Despite these improvements, the United States continues to be concerned about the lack of transparency in many aspects of India’s trade policy. This contributes greatly to the difficulties of firms, particularly small and medium-sized enterprises, trying to invest in and trade with India, and helps explain India’s ranking of 165 out of 183 countries in the World Bank’s 2011 “Doing Business” report. In addition to India’s failure to submit required notifications to the WTO, particularly in the areas of agriculture, subsidies, SPS and TBT, India does not regularly issue draft regulations or engage in the timely public consultations that would ensure the development of sound policies in matters affecting trade and investment. Furthermore, as the Secretariat Report notes, traders often face significant difficulties in areas such as customs valuation, tariffs and other charges, internal taxation, import licensing, and trade remedies, because of opaque or inconsistently-applied procedures. A uniform, all-of government approach to the development of regulations would go a long way to addressing these concerns.

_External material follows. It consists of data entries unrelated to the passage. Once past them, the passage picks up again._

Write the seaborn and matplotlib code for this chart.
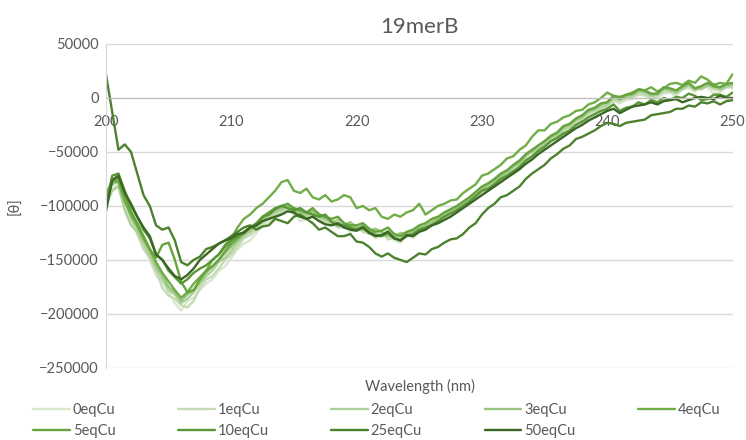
import pandas as pd
import numpy as np
import matplotlib
matplotlib.use('Agg')
import matplotlib.pyplot as plt
import seaborn as sns

# longitud de onda (nm), paso de 0.5 nm
wavelength = np.arange(200, 250.5, 0.5)

# [θ] en miles (200 ... 250 nm)
eq_0 = [-95, -84, -80, -100, -115, -122, -138, -150, -165, -170,
        -180, -190, -197, -188, -185, -178, -172, -168, -160, -156,
        -148, -140, -135, -132, -125, -118, -115, -112, -108, -104,
        -106, -114, -112, -106, -110, -117, -118, -112, -116, -124,
        -122, -118, -124, -130, -128, -124, -132, -134, -127, -130,
        -124, -120, -118, -116, -112, -108, -106, -101, -98, -92,
        -88, -86, -82, -76, -72, -70, -66, -58, -55, -50,
        -46, -40, -38, -33, -30, -24, -22, -16, -14, -10,
        -8, -3, -5, -2, -1, 3, 2, -1, 0, 4,
        5, 2, 8, 9, 6, 11, 10, 4, 5, 10, 9]
eq_1 = [-88, -80, -78, -96, -112, -126, -140, -148, -160, -176,
        -183, -186, -192, -194, -188, -176, -168, -165, -158, -150,
        -145, -138, -130, -127, -122, -116, -112, -108, -106, -102,
        -108, -110, -110, -108, -113, -114, -116, -120, -120, -116,
        -119, -124, -126, -122, -125, -131, -130, -126, -128, -124,
        -121, -122, -116, -112, -110, -106, -103, -100, -96, -90,
        -86, -83, -80, -74, -70, -67, -63, -57, -54, -48,
        -44, -40, -36, -30, -27, -24, -20, -14, -12, -9,
        -7, -2, -3, 0, 1, 4, 3, 0, 2, 6,
        6, 4, 9, 11, 7, 10, 12, 8, 7, 11, 10]
eq_2 = [-100, -86, -82, -104, -118, -124, -135, -146, -158, -168,
        -178, -182, -190, -186, -180, -172, -165, -160, -152, -148,
        -142, -134, -128, -124, -120, -114, -110, -106, -104, -100,
        -103, -108, -109, -104, -107, -112, -115, -113, -117, -120,
        -121, -118, -122, -126, -127, -123, -128, -131, -124, -126,
        -122, -118, -114, -112, -108, -106, -104, -99, -94, -90,
        -84, -82, -78, -73, -70, -64, -61, -54, -50, -47,
        -42, -37, -35, -29, -26, -21, -18, -13, -11, -8,
        -6, 0, -2, 1, 2, 6, 5, 2, 3, 8,
        7, 5, 8, 12, 9, 8, 11, 13, 8, 10, 12]
eq_3 = [-92, -80, -76, -94, -110, -120, -132, -142, -155, -164,
        -175, -180, -188, -182, -178, -170, -162, -156, -150, -144,
        -138, -132, -126, -122, -118, -112, -108, -104, -102, -99,
        -104, -106, -107, -105, -110, -112, -114, -116, -118, -115,
        -120, -122, -124, -121, -124, -128, -129, -125, -126, -123,
        -120, -119, -116, -111, -109, -104, -102, -97, -95, -89,
        -85, -80, -77, -72, -68, -63, -60, -53, -49, -44,
        -40, -36, -33, -27, -24, -20, -17, -12, -10, -6,
        -4, 1, 0, 2, 3, 7, 6, 3, 4, 9,
        8, 6, 10, 13, 8, 10, 13, 10, 9, 12, 13]
eq_4 = [-90, -76, -78, -96, -108, -118, -130, -140, -152, -162,
        -170, -178, -185, -180, -172, -166, -160, -150, -145, -136,
        -130, -120, -112, -108, -102, -98, -92, -86, -78, -76,
        -86, -88, -84, -92, -94, -90, -96, -94, -90, -92,
        -102, -100, -104, -102, -110, -112, -108, -110, -106, -104,
        -98, -108, -104, -100, -98, -95, -94, -88, -84, -80,
        -72, -70, -66, -62, -56, -54, -48, -44, -36, -30,
        -30, -24, -22, -18, -16, -12, -11, -6, -4, 0,
        5, 2, -1, 3, 5, 8, 7, 10, 6, 9,
        13, 14, 12, 16, 14, 20, 17, 12, 14, 13, 22]
eq_5 = [-95, -78, -74, -90, -105, -116, -128, -140, -148, -136,
        -134, -150, -170, -180, -178, -168, -160, -156, -150, -142,
        -135, -130, -125, -120, -118, -110, -106, -102, -100, -98,
        -102, -104, -106, -102, -108, -110, -112, -110, -116, -118,
        -118, -116, -121, -124, -123, -120, -126, -128, -124, -122,
        -118, -116, -112, -110, -106, -103, -100, -96, -92, -87,
        -82, -79, -75, -70, -67, -62, -58, -52, -48, -44,
        -40, -35, -32, -26, -24, -19, -16, -11, -9, -5,
        -4, 2, 1, 3, 4, 8, 7, 4, 4, 10,
        9, 7, 11, 14, 9, 11, 14, 11, 10, 13, 14]
eq_10 = [-100, -72, -70, -86, -100, -110, -122, -130, -145, -150,
         -160, -166, -172, -168, -162, -158, -155, -150, -145, -138,
         -132, -128, -124, -120, -116, -110, -108, -103, -100, -102,
         -104, -102, -106, -108, -110, -108, -115, -118, -118, -120,
         -122, -119, -124, -127, -128, -125, -130, -132, -128, -126,
         -122, -120, -118, -114, -110, -107, -104, -100, -96, -91,
         -86, -84, -80, -75, -72, -68, -64, -58, -54, -49,
         -45, -40, -37, -33, -30, -25, -22, -18, -15, -12,
         -10, -6, -12, -9, -8, -4, -6, -2, -4, 0,
         -2, 1, 0, 4, 2, -2, -1, 3, 3, 1, 5]
eq_25 = [22, -13, -48, -43, -50, -70, -90, -100, -118, -122,
         -120, -132, -152, -155, -150, -147, -140, -138, -135, -132,
         -128, -124, -120, -118, -122, -119, -118, -112, -114, -116,
         -110, -108, -112, -116, -122, -120, -124, -128, -128, -126,
         -133, -134, -138, -144, -147, -144, -148, -150, -152, -148,
         -144, -145, -140, -138, -134, -131, -130, -126, -120, -116,
         -108, -102, -98, -92, -90, -86, -82, -75, -70, -66,
         -62, -56, -52, -47, -44, -38, -36, -33, -30, -26,
         -23, -24, -26, -23, -22, -21, -20, -16, -15, -14,
         -13, -10, -10, -7, -8, -4, -5, -3, -6, -3, -2]
eq_50 = [-105, -76, -72, -88, -98, -110, -120, -128, -145, -150,
         -158, -165, -168, -164, -158, -150, -145, -140, -135, -132,
         -130, -126, -125, -120, -118, -114, -112, -110, -108, -105,
         -106, -110, -112, -110, -114, -117, -118, -116, -120, -122,
         -123, -120, -125, -128, -127, -124, -130, -132, -127, -128,
         -124, -122, -118, -116, -113, -110, -106, -102, -98, -94,
         -90, -86, -82, -78, -74, -70, -66, -61, -57, -52,
         -48, -44, -40, -36, -32, -28, -25, -21, -18, -15,
         -12, -10, -14, -11, -8, -7, -6, -4, -6, -3,
         -2, -1, -4, -2, 0, 1, 0, -1, 2, 0, 0]

labels = ['0eqCu', '1eqCu', '2eqCu', '3eqCu', '4eqCu', '5eqCu', '10eqCu', '25eqCu', '50eqCu']
series = [eq_0, eq_1, eq_2, eq_3, eq_4, eq_5, eq_10, eq_25, eq_50]
colors = ['#d9e7cf', '#c4dbb3', '#afd09c', '#99c47f', '#70ad47', '#66a43d', '#5a9636',
          '#4c822d', '#3b6623']

# Tabla larga para seaborn
df = pd.concat([pd.DataFrame({'Wavelength': wavelength, 'theta': np.array(vals) * 1000, 'sample': lab})
                for lab, vals in zip(labels, series)], ignore_index=True)

sns.set_style('white')
plt.rcParams['font.family'] = ['Lato', 'DejaVu Sans']

fig = plt.figure(figsize=(7.46, 4.40), dpi=100)
ax = fig.add_axes([0.142, 0.164, 0.84, 0.736])

sns.lineplot(data=df, x='Wavelength', y='theta', hue='sample', hue_order=labels,
             palette=dict(zip(labels, colors)), linewidth=1.7, ax=ax, legend=True)

ax.set_xlim(200, 250)
ax.set_ylim(-250000, 50000)
ax.set_yticks(range(-250000, 50001, 50000))
ax.set_xticks(range(200, 251, 10))
ax.yaxis.grid(True, color='#d9d9d9', linewidth=1)
ax.set_axisbelow(True)

for s in ['top', 'right']:
    ax.spines[s].set_visible(False)
ax.spines['bottom'].set_position(('data', 0))
ax.spines['bottom'].set_color('#bfbfbf')
ax.spines['left'].set_color('#d9d9d9')
ax.tick_params(length=0, labelsize=10.5, labelcolor='#595959')
ax.tick_params(axis='x', pad=12)
ax.tick_params(axis='y', pad=5)

ax.set_title('19merB', fontsize=16, color='#595959', pad=8)
ax.set_xlabel('')
ax.set_ylabel('[θ]', fontsize=10.5, color='#595959', labelpad=12)
fig.text(0.563, 0.111, 'Wavelength (nm)', ha='center', fontsize=10.5, color='#595959')

# Leyenda en dos filas, ordenada por filas
handles, labs = ax.get_legend_handles_labels()
ax.get_legend().remove()
order = [0, 5, 1, 6, 2, 7, 3, 8, 4]
fig.legend([handles[i] for i in order], [labs[i] for i in order], ncol=5,
           loc='lower center', bbox_to_anchor=(0.505, -0.025), frameon=False,
           fontsize=10.5, labelcolor='#595959', handlelength=2.5, handletextpad=0.2,
           columnspacing=4.3, labelspacing=0.45)

plt.savefig('out.png', dpi=100)
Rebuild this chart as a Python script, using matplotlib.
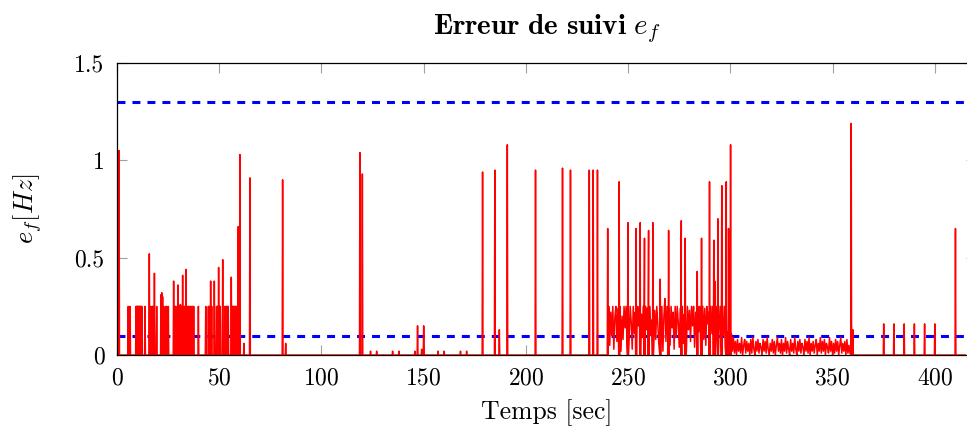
import numpy as np
import matplotlib
matplotlib.use("Agg")
import matplotlib.pyplot as plt

plt.rcParams["font.family"] = "serif"
plt.rcParams["font.serif"] = ["cmr10"]
plt.rcParams["mathtext.fontset"] = "cm"
plt.rcParams["axes.formatter.use_mathtext"] = True

# isolated spikes of the tracking error: time [s], peak value [Hz]
spike_t = [1.0, 5.5, 6.4, 9.3, 9.6, 9.9, 10.2, 10.5, 10.8, 11.1, 11.4, 11.7, 12.1,
           13.7, 15.8, 16.5, 16.9, 17.2, 17.5, 18.3, 19.4, 21.5, 21.9, 22.3, 22.8,
           23.8, 24.2, 24.6, 25.1, 27.7, 28.5, 28.8, 29.1, 29.8, 30.6, 31.0, 31.3,
           31.6, 32.1, 33.0, 33.4, 33.7, 34.6, 35.0, 35.6, 36.2, 36.8, 37.5, 39.8,
           43.4, 44.7, 45.2, 45.8, 46.3, 47.6, 48.7, 49.2, 49.7, 50.1, 50.5, 51.7,
           52.8, 53.3, 53.8, 54.4, 55.9, 56.4, 56.8, 57.2, 57.6, 58.0, 58.5, 59.3,
           60.1, 62.1, 65.0, 81.0, 82.5, 118.8, 120.0, 124.0, 127.0, 134.8, 137.9,
           145.7, 147.0, 149.0, 150.0, 157.0, 160.0, 168.0, 171.0, 178.8, 184.8,
           187.0, 190.9, 204.7, 217.9, 221.8, 231.0, 232.9, 235.0, 240.0, 245.6,
           249.9, 253.9, 255.9, 258.0, 260.0, 262.1, 265.7, 269.8, 276.0, 277.9,
           283.8, 285.9, 289.8, 291.9, 292.4, 293.9, 295.8, 298.0, 299.1, 300.1,
           359.1, 359.9, 375.0, 380.0, 385.0, 390.0, 395.0, 400.0, 410.1]
spike_v = [1.05, 0.25, 0.25, 0.25, 0.25, 0.25, 0.25, 0.25, 0.25, 0.25, 0.25, 0.25, 0.25,
           0.25, 0.52, 0.25, 0.24, 0.25, 0.25, 0.42, 0.25, 0.31, 0.32, 0.30, 0.25,
           0.25, 0.25, 0.24, 0.25, 0.38, 0.25, 0.25, 0.24, 0.36, 0.25, 0.26, 0.22,
           0.25, 0.41, 0.25, 0.25, 0.44, 0.25, 0.25, 0.25, 0.25, 0.25, 0.25, 0.25,
           0.25, 0.25, 0.25, 0.38, 0.25, 0.38, 0.25, 0.25, 0.45, 0.25, 0.25, 0.49,
           0.25, 0.25, 0.25, 0.25, 0.40, 0.25, 0.25, 0.25, 0.25, 0.25, 0.25, 0.66,
           1.03, 0.06, 0.91, 0.90, 0.06, 1.04, 0.93, 0.02, 0.02, 0.02, 0.02,
           0.02, 0.15, 0.03, 0.15, 0.02, 0.02, 0.02, 0.02, 0.94, 0.95,
           0.13, 1.08, 0.95, 0.96, 0.95, 0.95, 0.95, 0.95, 0.65, 0.89,
           0.68, 0.65, 0.68, 0.60, 0.64, 0.68, 0.39, 0.64, 0.69, 0.60,
           0.43, 0.60, 0.89, 0.59, 0.38, 0.70, 0.87, 0.89, 0.65, 1.08,
           1.19, 0.13, 0.16, 0.16, 0.16, 0.16, 0.16, 0.16, 0.65]

# dense noisy band between 240.5 s and 299.5 s (one value every 0.5 s)
band_hi_start = 240.5
band_hi = [0.25, 0.05, 0.22, 0.10, 0.25, 0.03, 0.19, 0.25, 0.07, 0.24,
           0.12, 0.25, 0.02, 0.20, 0.08, 0.25, 0.14, 0.25, 0.04, 0.23,
           0.09, 0.25, 0.17, 0.03, 0.25, 0.11, 0.22, 0.06, 0.25, 0.15,
           0.25, 0.02, 0.21, 0.09, 0.25, 0.05, 0.25, 0.13, 0.24, 0.04,
           0.25, 0.10, 0.18, 0.25, 0.03, 0.23, 0.08, 0.25, 0.16, 0.06,
           0.25, 0.12, 0.25, 0.02, 0.20, 0.29, 0.07, 0.25, 0.11, 0.24,
           0.05, 0.25, 0.14, 0.22, 0.03, 0.25, 0.09, 0.25, 0.17, 0.04,
           0.24, 0.10, 0.25, 0.06, 0.21, 0.25, 0.02, 0.25, 0.13, 0.23,
           0.07, 0.25, 0.15, 0.25, 0.04, 0.22, 0.09, 0.25, 0.12, 0.25,
           0.03, 0.20, 0.25, 0.08, 0.24, 0.05, 0.25, 0.16, 0.22, 0.06,
           0.25, 0.11, 0.25, 0.03, 0.19, 0.25, 0.08, 0.24, 0.13, 0.25,
           0.05, 0.21, 0.10, 0.25, 0.04, 0.23, 0.12, 0.25, 0.07]

# low residual noise between 300.5 s and 358.5 s (one value every 0.5 s)
band_lo_start = 300.5
band_lo = [0.11, 0.02, 0.09, 0.01, 0.07, 0.00, 0.08, 0.02, 0.06, 0.01,
           0.09, 0.00, 0.05, 0.08, 0.01, 0.07, 0.02, 0.06, 0.00, 0.08,
           0.01, 0.09, 0.03, 0.00, 0.07, 0.02, 0.08, 0.01, 0.06, 0.04,
           0.00, 0.08, 0.02, 0.07, 0.01, 0.09, 0.03, 0.00, 0.06, 0.02,
           0.08, 0.01, 0.07, 0.00, 0.05, 0.09, 0.02, 0.06, 0.01, 0.08,
           0.00, 0.06, 0.02, 0.09, 0.01, 0.07, 0.03, 0.00, 0.08, 0.02,
           0.06, 0.01, 0.09, 0.03, 0.00, 0.07, 0.02, 0.08, 0.01, 0.06,
           0.04, 0.00, 0.08, 0.02, 0.07, 0.01, 0.09, 0.00, 0.06, 0.02,
           0.07, 0.01, 0.05, 0.08, 0.00, 0.06, 0.02, 0.09, 0.01, 0.07,
           0.02, 0.08, 0.00, 0.06, 0.04, 0.01, 0.09, 0.02, 0.07, 0.00,
           0.06, 0.01, 0.08, 0.02, 0.07, 0.00, 0.05, 0.09, 0.01, 0.06,
           0.02, 0.07, 0.00, 0.08, 0.01, 0.05, 0.01]

t_end = 415.0
thresholds = [1.3, 0.1]
x_ticks = [0, 50, 100, 150, 200, 250, 300, 350, 400]
y_ticks = [0, 0.5, 1, 1.5]
y_ticklabels = ["0", "0.5", "1", "1.5"]

# assemble the time series: each spike rises from the zero baseline and falls back
hw = 0.2
pts = [(0.0, 0.0), (t_end, 0.0)]
for t, v in zip(spike_t, spike_v):
    pts += [(t - hw, 0.0), (t, v), (t + hw, 0.0)]
for i, v in enumerate(band_hi):
    pts.append((band_hi_start + 0.5 * i, v))
for i, v in enumerate(band_lo):
    pts.append((band_lo_start + 0.5 * i, v))
pts.sort(key=lambda p: p[0])
time = np.array([p[0] for p in pts])
err = np.array([p[1] for p in pts])

fig = plt.figure(figsize=(9.67, 4.33), dpi=100)
ax = fig.add_axes([0.121, 0.180, 0.888, 0.6745])

for h in thresholds:
    ax.axhline(h, color="blue", lw=2.2, dashes=(2.6, 2.3))
ax.plot(time, err, color="red", lw=1.1)

ax.set_xlim(0, 420)
ax.set_ylim(0, 1.5)
ax.set_xticks(x_ticks)
ax.set_yticks(y_ticks)
ax.set_yticklabels(y_ticklabels)
ax.tick_params(direction="in", length=7.5, width=0.8, color="#a0a0a0",
               top=True, right=True, labelsize=17, pad=9)
for s in ax.spines.values():
    s.set_linewidth(0.9)

ax.set_title(r"$\mathbf{Erreur\ de\ suivi}\ e_f$", fontsize=21, pad=21)
ax.set_xlabel("Temps [sec]", fontsize=18.5, labelpad=7)
ax.set_ylabel(r"$e_f[Hz]$", fontsize=19, labelpad=22)

fig.savefig("out.png", dpi=100)
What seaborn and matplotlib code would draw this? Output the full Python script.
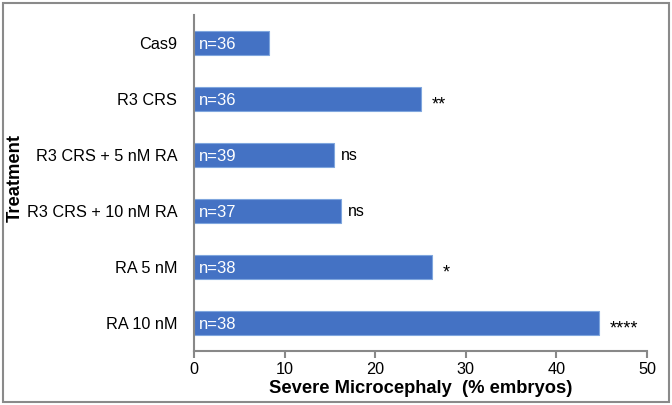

The lack of transparency in India’s trade policy regime is what led the United States to ask India so many written questions for this TPR. We, ourselves, became increasingly amazed at how many matters we found to be important and for which we were unable to obtain answers independently. The institutional value of the TPRM in enhancing the WTO’s core principle of transparency came into sharp focus. We thank India in advance for its efforts to respond to our questions, and we plan to review its responses carefully and request clarifications as necessary during the course of this TPR.
As India continues to grow dynamically and to strengthen its trade policy institutions, the United States encourages India to take advantage of the opportunities to implement meaningful economic reforms, which, as experience has shown, will significantly advance India’s objectives of inclusive growth and economic development. The United States joins other WTO Members in supporting India’s use of an open trade policy to fulfilling these broader objectives. Our support for such an approach, however, underscores our disappointment in India’s reluctance to participate in meaningful market opening through the Doha Round negotiations, despite India’s place as one of the world’s fastest growing economies. We look forward to working constructively with India and with other Members as we jointly take steps to strengthen the rules-based multilateral trading system.
The United States appreciates the opportunity to engage in this dialogue, and we look forward to discussing further India’s trade policy regime with the delegation from India. Thank you.